Associate Health Minister Tariana Turia has kicked off the parliamentary debate on plain packaging of cigarettes with a warning to tobacco companies not to meddle in New Zealand affairs.
Mrs Turia, who is charge of the bill, told MPs this afternoon that tobacco companies had long been creating brands to persuade people that smoking was glamorous and sophisticated.
Her law change would remove the last avenue of marketing for manufacturers by requiring all tobacco to be sold in bland packets with standardised font and colour and covered by large health warnings.
She said that as a grandmother with nearly 50 grandchildren, she was acutely aware of the effect of branding on a young person's psyche.
"What really matters is not so much about being neat and tidy, but more that your socks have the tick strategically placed, the shirt is emblazoned with the latest label, the cap is the right colour and the right look.
"And so when I read the research revealing that consumers buy branded products as much for their symbolic value as for their utility it made perfect sense.
"In essence, the decision to introduce plain packaging for tobacco products in New Zealand is all about the branding - it takes away the last means of promoting tobacco as a desirable product."
Mrs Turia said that in 1990, extensive restrictions were placed on the traditional forms of advertising for cigarettes.
"Quarter of a century later, tobacco companies have deliberately used packaging design and appearance to make their products appear more desirable and to promote their use."
The bill would make it an offence to make or sell tobacco in branded packets, with a maximum fine of $600,000 for a company for breaching the rules.
The minister applauded the cross-party support for anti-smoking policy, and noted other important measures such as annual tax hikes and a ban on displaying tobacco products at shop counters.
Mrs Turia said she was confident that the bill was consistent with New Zealand's international trade obligations.
She also took a shot at businesses and lobby groups which have hinted that they would take legal action if New Zealand introduced plain packaging.
"While the tobacco industry may have laid down a threat that if this legislation is passed my message to them is that our country has a sovereign right and a legal right to protect its citizens.
"I am firmly of the opinion that it is not for any tobacco company to be telling us what we should be doing in our own land."
Earlier today, Trade Negotiations Minister Tim Groser said New Zealand had been expecting the possibility of a legal challenge over the tobacco plain-packaging law with or without the Trans Pacific Partnership being negotiated.

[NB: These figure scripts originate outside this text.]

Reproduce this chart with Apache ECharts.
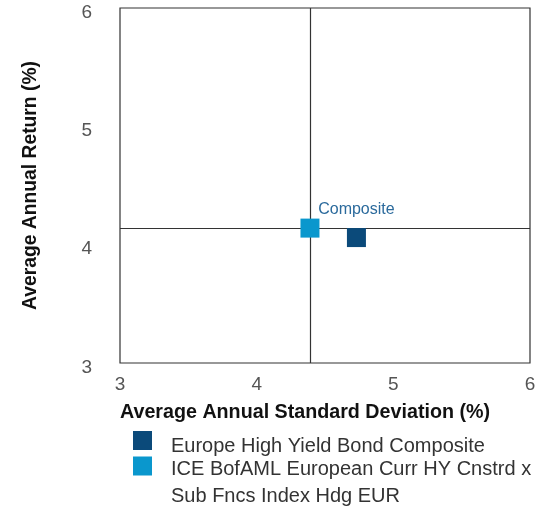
<!DOCTYPE html>
<html><head><meta charset="utf-8">
<script src="https://cdn.jsdelivr.net/npm/echarts@6/dist/echarts.min.js"></script>
<style>html,body{margin:0;padding:0;background:#fff}#c{width:539px;height:510px}</style>
</head><body><div id="c"></div>
<script>
const seriesNames = ['Europe High Yield Bond Composite', 'ICE BofAML European Curr HY Cnstrd x Sub Fncs Index Hdg EUR'];
const legendLines = ['ICE BofAML European Curr HY Cnstrd x', 'Sub Fncs Index Hdg EUR'];
const compositeStdDev = [4.73];
const compositeReturn = [4.06];
const indexStdDev = [4.39];
const indexReturn = [4.14];
const xTicks = [3, 4, 5, 6];
const yTicks = [3, 4, 5, 6];
const pointLabel = 'Composite';
const xAxisName = 'Average Annual Standard Deviation (%)';
const yAxisName = 'Average Annual Return (%)';

const font = 'Liberation Sans, Arial, sans-serif';
const chart = echarts.init(document.getElementById('c'));
chart.setOption({
  animation: false,
  grid: {left: 120, right: 9, top: 8, bottom: 147, show: true, borderColor: '#333', borderWidth: 1.2,
    containLabel: false, outerBoundsMode: 'none'},
  xAxis: {
    type: 'value', min: xTicks[0], max: xTicks[xTicks.length-1], interval: 1,
    axisLine: {show: false}, axisTick: {show: false}, splitLine: {show: false},
    axisLabel: {color: '#555', fontSize: 19, fontFamily: font, margin: 12},
    name: xAxisName, nameLocation: 'middle', nameGap: 40,
    nameTextStyle: {fontWeight: 'bold', fontSize: 19.7, color: '#111', fontFamily: font, padding: [0, 40, 0, 0]}
  },
  yAxis: {
    type: 'value', min: yTicks[0], max: yTicks[yTicks.length-1], interval: 1,
    axisLine: {show: false}, axisTick: {show: false}, splitLine: {show: false},
    axisLabel: {color: '#555', fontSize: 19, fontFamily: font, margin: 28, lineHeight: 9,
      formatter: function(v){ return '\n' + v; }},
    name: yAxisName, nameLocation: 'middle', nameGap: 80,
    nameTextStyle: {fontWeight: 'bold', fontSize: 19.3, color: '#111', fontFamily: font}
  },
  legend: [{
    orient: 'vertical', left: 133, top: 424.5, padding: 0, itemWidth: 19, itemHeight: 19,
    icon: 'rect', data: [seriesNames[0]],
    formatter: function(n){ return '\n' + n; },
    textStyle: {fontSize: 20, color: '#333', fontFamily: font, lineHeight: 12, padding: [0, 0, 0, 14]}
  }, {
    orient: 'vertical', left: 133, top: 429, padding: 0, itemWidth: 19, itemHeight: 19,
    icon: 'rect', data: [seriesNames[1]],
    formatter: function(n){ return '{s| }\n{t|' + legendLines[0] + '}\n{t|' + legendLines[1] + '}'; },
    textStyle: {fontSize: 20, color: '#333', fontFamily: font, padding: [0, 0, 0, 14],
      rich: {
        s: {fontSize: 20, lineHeight: 33, fontFamily: font},
        t: {fontSize: 20, lineHeight: 27, color: '#333', fontFamily: font}
      }}
  }],
  series: [{
    name: seriesNames[1], type: 'scatter', symbol: 'rect', symbolSize: 19,
    itemStyle: {color: '#0a97cd', opacity: 1},
    data: indexStdDev.map((x, i) => [x, indexReturn[i]]),
    z: 3,
    markLine: {
      silent: true, symbol: ['none', 'none'], label: {show: false},
      lineStyle: {color: '#333', width: 1.2, type: 'solid'},
      data: [{xAxis: indexStdDev[0]}, {yAxis: indexReturn[0]}],
      z: 1
    }
  }, {
    name: seriesNames[0], type: 'scatter', symbol: 'rect', symbolSize: 19,
    itemStyle: {color: '#0b4a7a', opacity: 1},
    data: compositeStdDev.map((x, i) => [x, compositeReturn[i]]),
    z: 3,
    label: {show: true, position: 'top', distance: 10, formatter: pointLabel,
      color: '#2b6a9c', fontSize: 16, fontFamily: font}
  }]
});
</script></body></html>
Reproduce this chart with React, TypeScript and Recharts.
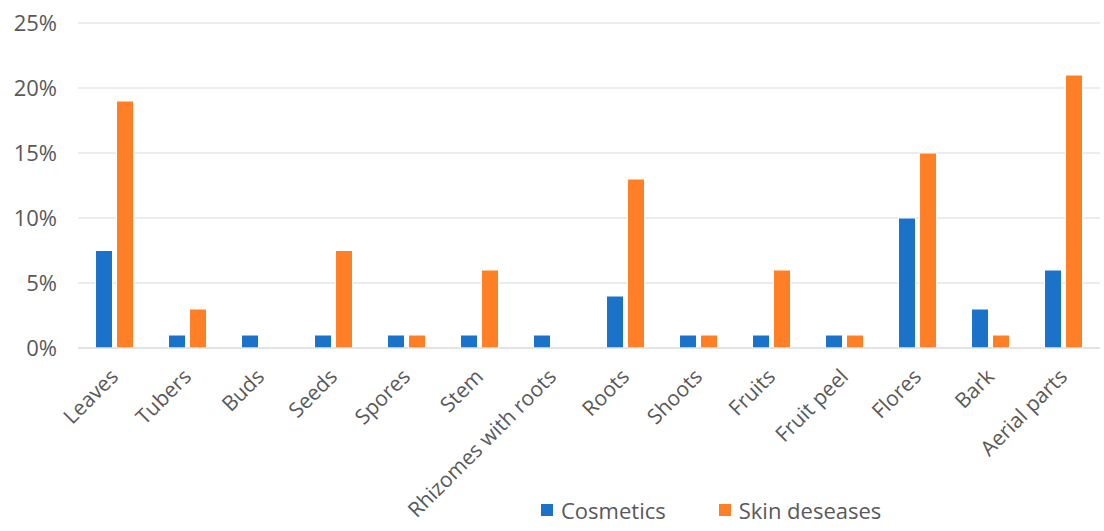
import { Bar, BarChart, CartesianGrid, Legend, XAxis, YAxis } from "recharts";

const categories = [
  "Leaves",
  "Tubers",
  "Buds",
  "Seeds",
  "Spores",
  "Stem",
  "Rhizomes with roots",
  "Roots",
  "Shoots",
  "Fruits",
  "Fruit peel",
  "Flores",
  "Bark",
  "Aerial parts",
];
const cosmetics = [7.5, 1, 1, 1, 1, 1, 1, 4, 1, 1, 1, 10, 3, 6];
const skinDiseases = [19, 3, 0, 7.5, 1, 6, 0, 13, 1, 6, 1, 15, 1, 21];
const yTicks = [0, 5, 10, 15, 20, 25];

const BLUE = "#1a73c9";
const ORANGE = "#ff7f27";
const TEXT = "#595959";
const FONT = "'Open Sans', sans-serif";
const FS = 22;

const rows = categories.map((name, i) => ({
  name,
  cosmetics: cosmetics[i],
  skin: skinDiseases[i],
}));

function SlantTick({ x, y, payload }: any) {
  return (
    <g transform={`translate(${x + 5},${y + 22})`}>
      <text
        transform="rotate(-45)"
        textAnchor="end"
        fill={TEXT}
        fontSize={21}
        fontFamily={FONT}
      >
        {payload.value}
      </text>
    </g>
  );
}

function LegendBox() {
  const items = [
    { label: "Cosmetics", color: BLUE, gap: 0 },
    { label: "Skin deseases", color: ORANGE, gap: 53 },
  ];
  return (
    <div style={{ display: "flex", alignItems: "center", height: 30 }}>
      {items.map((it) => (
        <div
          key={it.label}
          style={{ display: "flex", alignItems: "center", marginLeft: it.gap }}
        >
          <span style={{ width: 12, height: 12, background: it.color, display: "inline-block" }} />
          <span style={{ marginLeft: 8, color: TEXT, fontSize: FS, fontFamily: FONT }}>{it.label}</span>
        </div>
      ))}
    </div>
  );
}

export default function App() {
  return (
    <div style={{ position: "absolute", left: 0, top: 0, background: "#fff" }}>
      <BarChart
        width={1104}
        height={531}
        data={rows}
        margin={{ top: 23, right: 4, bottom: 0, left: 0 }}
        barCategoryGap="24%"
        barGap={4}
      >
        <CartesianGrid stroke="#d9d9d9" vertical={false} />
        <XAxis
          dataKey="name"
          interval={0}
          tick={<SlantTick />}
          tickLine={false}
          axisLine={{ stroke: "#d9d9d9" }}
          height={153}
        />
        <YAxis
          domain={[0, 25]}
          ticks={yTicks}
          tickFormatter={(v) => `${v}%`}
          tick={{ fill: TEXT, fontSize: FS, fontFamily: FONT }}
          tickLine={false}
          axisLine={false}
          tickMargin={15}
          width={78}
        />
        <Legend
          content={<LegendBox />}
          wrapperStyle={{ left: 541, top: 495, width: 420 }}
        />
        <Bar dataKey="cosmetics" fill={BLUE} stroke="#fff" strokeWidth={1} isAnimationActive={false} />
        <Bar dataKey="skin" fill={ORANGE} stroke="#fff" strokeWidth={1} isAnimationActive={false} />
      </BarChart>
    </div>
  );
}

"Let's face it, the Australians are in the midst of a legal challenge [over its plain packaging law] and TPP doesn't exist," he told reporters at Parliament today.
"We are fully expecting the possibility of a legal challenge, TPP or not."
He said the Government could never protect an individual or a future government from the possibility of legal challenge.
"The key thing is to get the legal framework as robust as you can , so we can bat it back because we are very committed to a smoke-free policy [by 2025]."
Like other trade deals, the TPP is expected to include a chapter on investor-state disputes procedures allowing private companies to sue Governments if laws erode the value of a company.
However, it is also expected to have exceptions, including the ability of Governments to make law in the interests of public health.
Mr Groser said he would not negotiate the TPP through the media "but you know the No 1 thing is for the New Zealand Government to ensure is that it doesn't limit any future New Zealand Government's ability to legislate on public health."
He made his comments after Labour leader David Cunliffe said the plain-packaging tobacco legislation to be debated later today should be passed through its stages without delay and accused the Government of "running scared of tobacco interests".
While the Government bill providing for mandatory plain packaging on cigarettes will get a first reading later today, its final passage will be stalled until a World Trade Organisation case against Australia's plain-packaging law has been concluded.
"I think that is regrettable," Mr Cunliffe said this morning. "I think the best way through this would be for New Zealand to take a very clear and upfront position on plain packaging."
Mr Cunliffe said there was a risk that an American or other tobacco company could sue the New Zealand Government for loss of profits if it introduced plain packaging under a tribunal established under the TPP.
"The counter-argument is that there may be...language that protects things like public health and the normal regulatory process. We don't know because we haven't seen the draft and the New Zealand public needs to."
Mr Cunliffe in Parliament this afternoon called on the Government to release the text of the TPP agreement before the Cabinet signs it - although not until the negotiations have concluded.
His motion to have the issue debated was blocked by the Government, as can be done by any member on a motion without notice.
When asked earlier if Labour had conducted negotiations with China for a free trade agreement in the same way as the current Government was negotiating TPP, Mr Cunliffe said: "We took a different approach to full and open briefings by including folks like environmental and labour groups on our delegations so they were briefed as the negotiations were going on.
"The current Government has not done that. What the current Government has done is negotiate effectively in secret."